Bright side: I’m only 37 years behind on catching up with the other continuities so I can reread this with the proper context! So I’ve got that going for me, which is nice.

[1] Example: An army of Thors flying around enforcing God’s will. Um… what? Why? Who? So, yep. Also, the entire final issue was predicated on something a character learned in a different book. Sigh.

Fantastic Four (2015)

MV5BMTQ4MzY2ODI5Ml5BMl5BanBnXkFtZTgwNDYyNDAwNTE@._V1__SX1859_SY893_It’s kind of astonishing, how different of a viewer I am today than I was ten years ago when Fantastic Four came out. I mean, am I more sophisticated as a viewer of movies? Probably not at all. But as a viewer of comic book movies… well, that is definitely another thing. I’ve read like 3500 comics from the ’60s and ’70s, and another 800ish in the Ultimate Marvel series in the modern era. I have definitely formed a lot of opinions and learned a lot of knowledge over those ten years, is what I’m saying.

Now a Fantastic Four reboot has come along, and I actually feel qualified to talk about it this time. (That review in the link above? It is rough and unpolished like nobody’s business.) Unfortunately… man. Sure, they’re no Marvel Studios, but 20th Century Fox is good at making X-Men movies. They were even pretty okay at making Fantastic Four movies, last time. But this? It was pretty enough and it wasn’t actively awful, but it is not what I would call a good movie.

They did a lot of things right. The Storm family dynamic was great, and the friendship between Ben Grimm and Reed Richards, if it was not entirely earned without another significant chunk of footage, was nevertheless well-acted and felt entirely real. Victor Von Doom was delightfully self-interested. Really, every character was great. But the plot was just so awful. Origin story: mostly good, except for the part that was insulting and either a) also made no sense or b) was more insulting than I think. Supervillain arc: utterly wasted and with no understanding for the character. Middle act between these two ends of the movie: okay, that part was pretty good. But not nearly good enough to make up for the failures.

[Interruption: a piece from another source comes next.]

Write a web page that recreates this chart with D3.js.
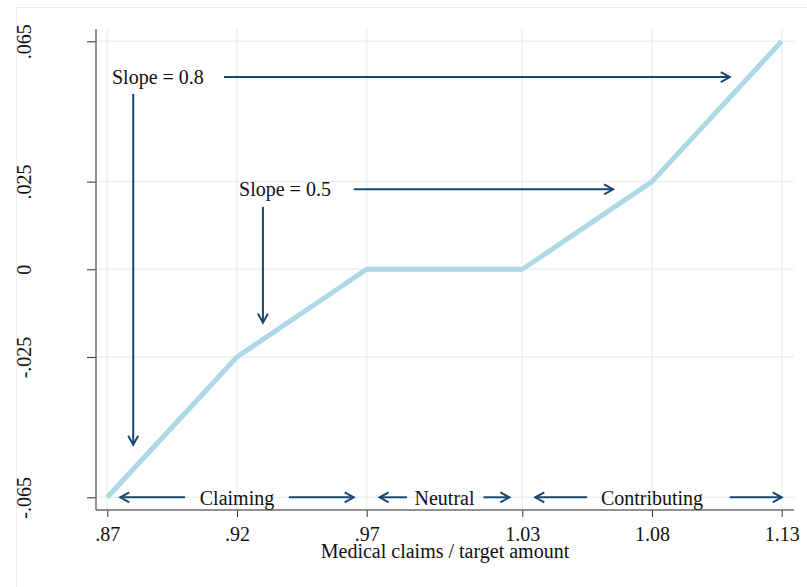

I should say, there were scenes from the previews that did not actually occur in the film. So maybe the director’s complaints about studio edits ruining his vision have merit? All I know is, I did not care for whomever’s vision actually made it to the screen.

Ant-Man

MV5BMTc3NzgxNTM0N15BMl5BanBnXkFtZTgwNTMwMDI5MzE@._V1__SX1859_SY847_Saturday was a day of two movies. Hooray! The second one was, finally, Ant-Man. To get it out of the way: it was a) definitely relevant to the overall story progression of the Marvel Cinematic Universe and b) good enough in its own right. Also, to get the other thing out of the way, it’s about a guy who can shrink to the size of about a flea or a bit smaller, and also he can talk to ants, and he uses these powers to be highly stealthy, mobile, and also to be unexpectedly strong[1], and then he has to deal with a supervillain tailor-made for said powers. Like you do.

There. Now to the meat of it. See, in comics, there are two people who have been Ant-Man. (Well, that I know of.) The first of them, Hank Pym, is one of Marvel’s first characters. The second, Scott Lang, I have not actually gotten to yet. The movie is about, well, technically both of them, but the point here is that it’s mostly about the one I don’t know. Which means, virtually no preconceptions! Paul Rudd was damaged and charming, and the character was entirely likeable. The plot was heisty and heroic and if it was often predictable, it made up for it by never being boring.

My complaints about Hank Pym are spoilers, but the fact that I have complaints can be put down to the fact that he’s a known jerk of a character. (Unlike Reed Richards of the Fantastic Four, who is objectively as much of a jerk on paper, but people always seem to like him anyway. This has nothing to do with anything, I’m just complaining about it.)

Anyway, pretty good movie. Worth seeing, especially if you’ve been watching the other ones. Spoiler thing about Hank Pym in the comments.

[1] Something something physics: space between atoms is reduced, increasing density and therefore retaining the same strength in a much smaller package; you know, comic book science.